Certamente non avrebbero la priorità, come scelta dal punto di vista logistico, ma dal punto di vista immunologico non c’è nessun problema. Anche perché non sappiamo quanto dura l’immunità naturale e mi sembra più complesso andare a misurare gli anticorpi di chi ha fatto infezione, rispetto a vaccinare queste persone. Succede anche per le altre vaccinazioni, l’epatite B e altre infezioni. Il vaccino influenzale lo facciamo anche a chi ha fatto l’influenza.

Proprio quello dell’immunità naturale è uno dei grandi dubbi che attanagliano gli scienziati, ma anche il vaccino stesso, come ha confermato il consigliere scientifico del Ministro della Salute per la pandemia da coronavirus e rappresentante dell’Italia in seno al Consiglio Esecutivo dell’OMS Walter Ricciardi“darà probabilmente solo un’immunità temporanea e non permanente, quindi ci dovremo vaccinare più volte”.

NEGLI USA ANCORA DUBBI SUL VACCINO PER CHI È GIÀ STATO MALATO

La stessa domanda se la sono posta negli Stati Uniti e il Centers for Disease Control and Prevention, nelle sue FAQ sul coronavirus, risponde:

Non ci sono abbastanza informazioni attualmente disponibili per dire se o per quanto tempo dopo l’infezione qualcuno è protetto dal COVID-19 grazie a quella che si chiama immunità naturale. Le prime evidenze scientifiche suggeriscono che l’immunità naturale da COVID-19 potrebbe non durare molto a lungo, ma sono necessari ulteriori studi per capirlo meglio. Fino a quando non avremo un vaccino disponibile e il Comitato consultivo per le pratiche di immunizzazione non fornirà raccomandazioni al CDC su come utilizzare al meglio i vaccini COVID-19, il CDC non può dire con certezza se le persone che hanno già avuto il COVID-19 debbano fare il vaccino anti-COVID-19 oppure no.

ANTHONY FAUCI: “FATE IL VACCINO ANCHE SE AVETE GIÀ AVUTO IL COVID”

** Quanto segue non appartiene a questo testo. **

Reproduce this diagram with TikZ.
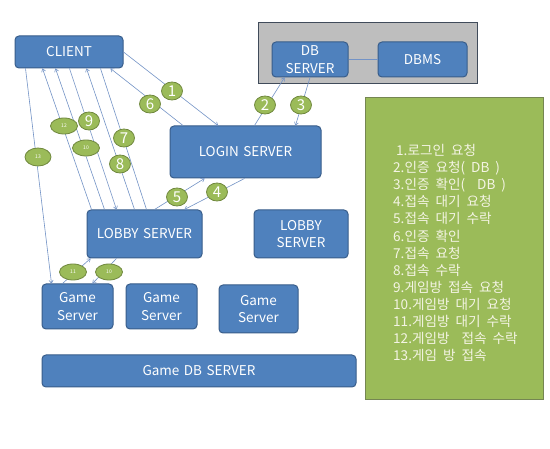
\documentclass[tikz,border=0pt]{standalone}
\usepackage{fontspec}
\setmainfont{Noto Sans CJK KR}
\usetikzlibrary{arrows.meta,shapes.geometric}
\definecolor{boxblue}{HTML}{4F81BD}
\definecolor{boxedge}{HTML}{385D8A}
\definecolor{olive}{HTML}{9BBB59}
\definecolor{oliveedge}{HTML}{71893F}
\definecolor{linkblue}{HTML}{7393C6}
\definecolor{grayfill}{HTML}{BEBEBE}
\definecolor{grayedge}{HTML}{404B5A}
\definecolor{cream}{HTML}{F4F4E4}
\newcommand\myboxfont{\fontsize{13.5}{17.5}\selectfont\spaceskip=4.5pt\relax}
\newcommand\mylegfont{\fontsize{13.6}{17.1}\selectfont\spaceskip=6pt\relax}
\tikzset{
  box/.style={draw=boxedge, fill=boxblue, line width=1pt, rounded corners=4pt,
    text=white, font=\myboxfont, align=center, inner sep=0pt},
  num/.style={ellipse, draw=oliveedge, fill=olive, line width=0.8pt, text=white,
    minimum width=21pt, minimum height=18pt, inner sep=0pt, font=\fontsize{15}{15}\selectfont},
  smallnum/.style={num, minimum width=27pt, minimum height=16pt, font=\fontsize{5}{5}\selectfont},
  link/.style={draw=linkblue, line width=0.6pt},
  arr/.style={link, -{To[length=3.5pt,width=4.5pt]}}
}
\begin{document}
\begin{tikzpicture}[x=1pt,y=-1pt]
\useasboundingbox (0,0) rectangle (550,449);
\fill[white] (0,0) rectangle (550,449);
% gray DB area
\draw[draw=grayedge, fill=grayfill, line width=1pt] (258,23) rectangle (477,84);
% legend box
\node[draw=oliveedge!70!gray, fill=olive, line width=1pt, minimum width=178pt, minimum height=302pt, inner sep=0pt] (legend) at (454,249) {};
\node[anchor=north west, text=cream, align=left, inner sep=0pt,
  font=\mylegfont] (legtext) at (393,144) {%
\hspace*{3pt}1.로그인 요청\\
2.인증 요청( DB )\\
3.인증 확인(\ \ DB )\\
4.접속 대기 요청\\
5.접속 대기 수락\\
6.인증 확인\\
7.접속 요청\\
8.접속 수락\\
9.게임방 접속 요청\\
10.게임방 대기 요청\\
11.게임방 대기 수락\\
12.게임방\ \ 접속 수락\\
13.게임 방 접속};
% boxes
\node[box, minimum width=108pt, minimum height=32pt] (client) at (69,52) {CLIENT};
\node[box, minimum width=151pt, minimum height=52pt] (login) at (245.5,152) {LOGIN SERVER};
\node[box, minimum width=115pt, minimum height=48pt] (lobby) at (144.5,234) {LOBBY SERVER};
\node[box, minimum width=94pt, minimum height=48pt] (lobby2) at (301,234) {LOBBY\\SERVER};
\node[box, minimum width=71pt, minimum height=45pt] (gs1) at (77.5,306.5) {Game\\Server};
\node[box, minimum width=71pt, minimum height=45pt] (gs2) at (161.5,306.5) {Game\\Server};
\node[box, minimum width=79pt, minimum height=48pt] (gs3) at (258.5,309) {Game\\Server};
\node[box, minimum width=314pt, minimum height=32pt] (gamedb) at (199,371) {Game DB SERVER};
\node[box, minimum width=76pt, minimum height=35pt] (dbs) at (310,59.5) {DB\\SERVER};
\node[box, minimum width=89pt, minimum height=35pt] (dbms) at (422.5,59.5) {DBMS};
% connectors
\draw[link] (dbs.east) -- (dbms.west);
\draw[arr] (client.east) -- ([xshift=-27.5pt]login.north);
\draw[arr] ([xshift=-62.5pt]login.north) -- ([xshift=-13pt]client.south east);
\draw[arr] ([xshift=11pt]client.south west) -- ([xshift=10pt]gs1.north west);
\draw[arr] ([xshift=5pt]lobby.north west) -- ([xshift=28pt]client.south west);
\draw[arr] ([xshift=18pt]lobby.north west) -- ([xshift=41pt]client.south west);
\draw[arr] ([xshift=55pt]client.south west) -- ([xshift=30pt]lobby.north west);
\draw[arr] ([xshift=48pt]lobby.north west) -- ([xshift=72pt]client.south west);
\draw[link] ([xshift=86pt]client.south west) -- ([xshift=60pt]lobby.north west);
\draw[arr] ([xshift=68pt]lobby.north west) -- ([xshift=35pt]login.south west);
\draw[arr] ([xshift=75pt]login.south west) -- ([xshift=98pt]lobby.north west);
\draw[arr] ([xshift=85pt]login.north west) -- ([xshift=13pt]dbs.south west);
\draw[arr] (dbs.south) -- ([xshift=126pt]login.north west);
\draw[arr] ([xshift=21pt]gs1.north west) -- ([xshift=4pt]lobby.south west);
\draw[arr] ([xshift=30pt]lobby.south west) -- ([xshift=51pt]gs1.north west);
% number labels
\node[num] (n1) at (172,91) {1};
\node[num] (n6) at (150,104) {6};
\node[num] (n9) at (89,121) {9};
\node[smallnum] (n12) at (64,126) {12};
\node[smallnum] (n10a) at (86,148) {10};
\node[num] (n7) at (124,138) {7};
\node[num] (n8) at (120,164) {8};
\node[smallnum, minimum width=26pt, minimum height=18pt] (n13) at (38,157) {13};
\node[num] (n5) at (177,197) {5};
\node[num] (n4) at (217,192) {4};
\node[num] (n2) at (265,105) {2};
\node[num] (n3) at (301,105) {3};
\node[smallnum] (n11) at (73,272) {11};
\node[smallnum] (n10b) at (109,272) {10};
\end{tikzpicture}
\end{document}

Sempre restando negli Stati Uniti, colui che è considerato il massimo esperto in materia, il Dottor Anthony Fauci, tanto odiato da Donald Trump, ha detto che secondo lui è meglio che anche chi ha già avuto la malattia si faccia vaccinare e ha spiegato:

La decisione finale spetterà alla FDA, perché sappiamo che c’era una certa percentuale di persone che erano nella sperimentazione del vaccino che avevano prove di essere state precedentemente infettate. Quindi dobbiamo vedere quale è stato il risultato per quegli individui. Penso che sia del tutto lecito pensare che non dovrebbe esserci alcuna restrizione nei confronti di coloro che hanno prove di essere stati infettati.

Inoltre anche Fauci ha detto che non ci sono certezze sulla durata dal vaccino e ha commentato dicendo che sarebbe sorpreso se durasse 20 anni, ma sarebbe altrettanto sorpreso se durasse meno di un anno, perciò crede che la durata possa essere di più di un anno, ma chiaramente per ora non c’è certezza.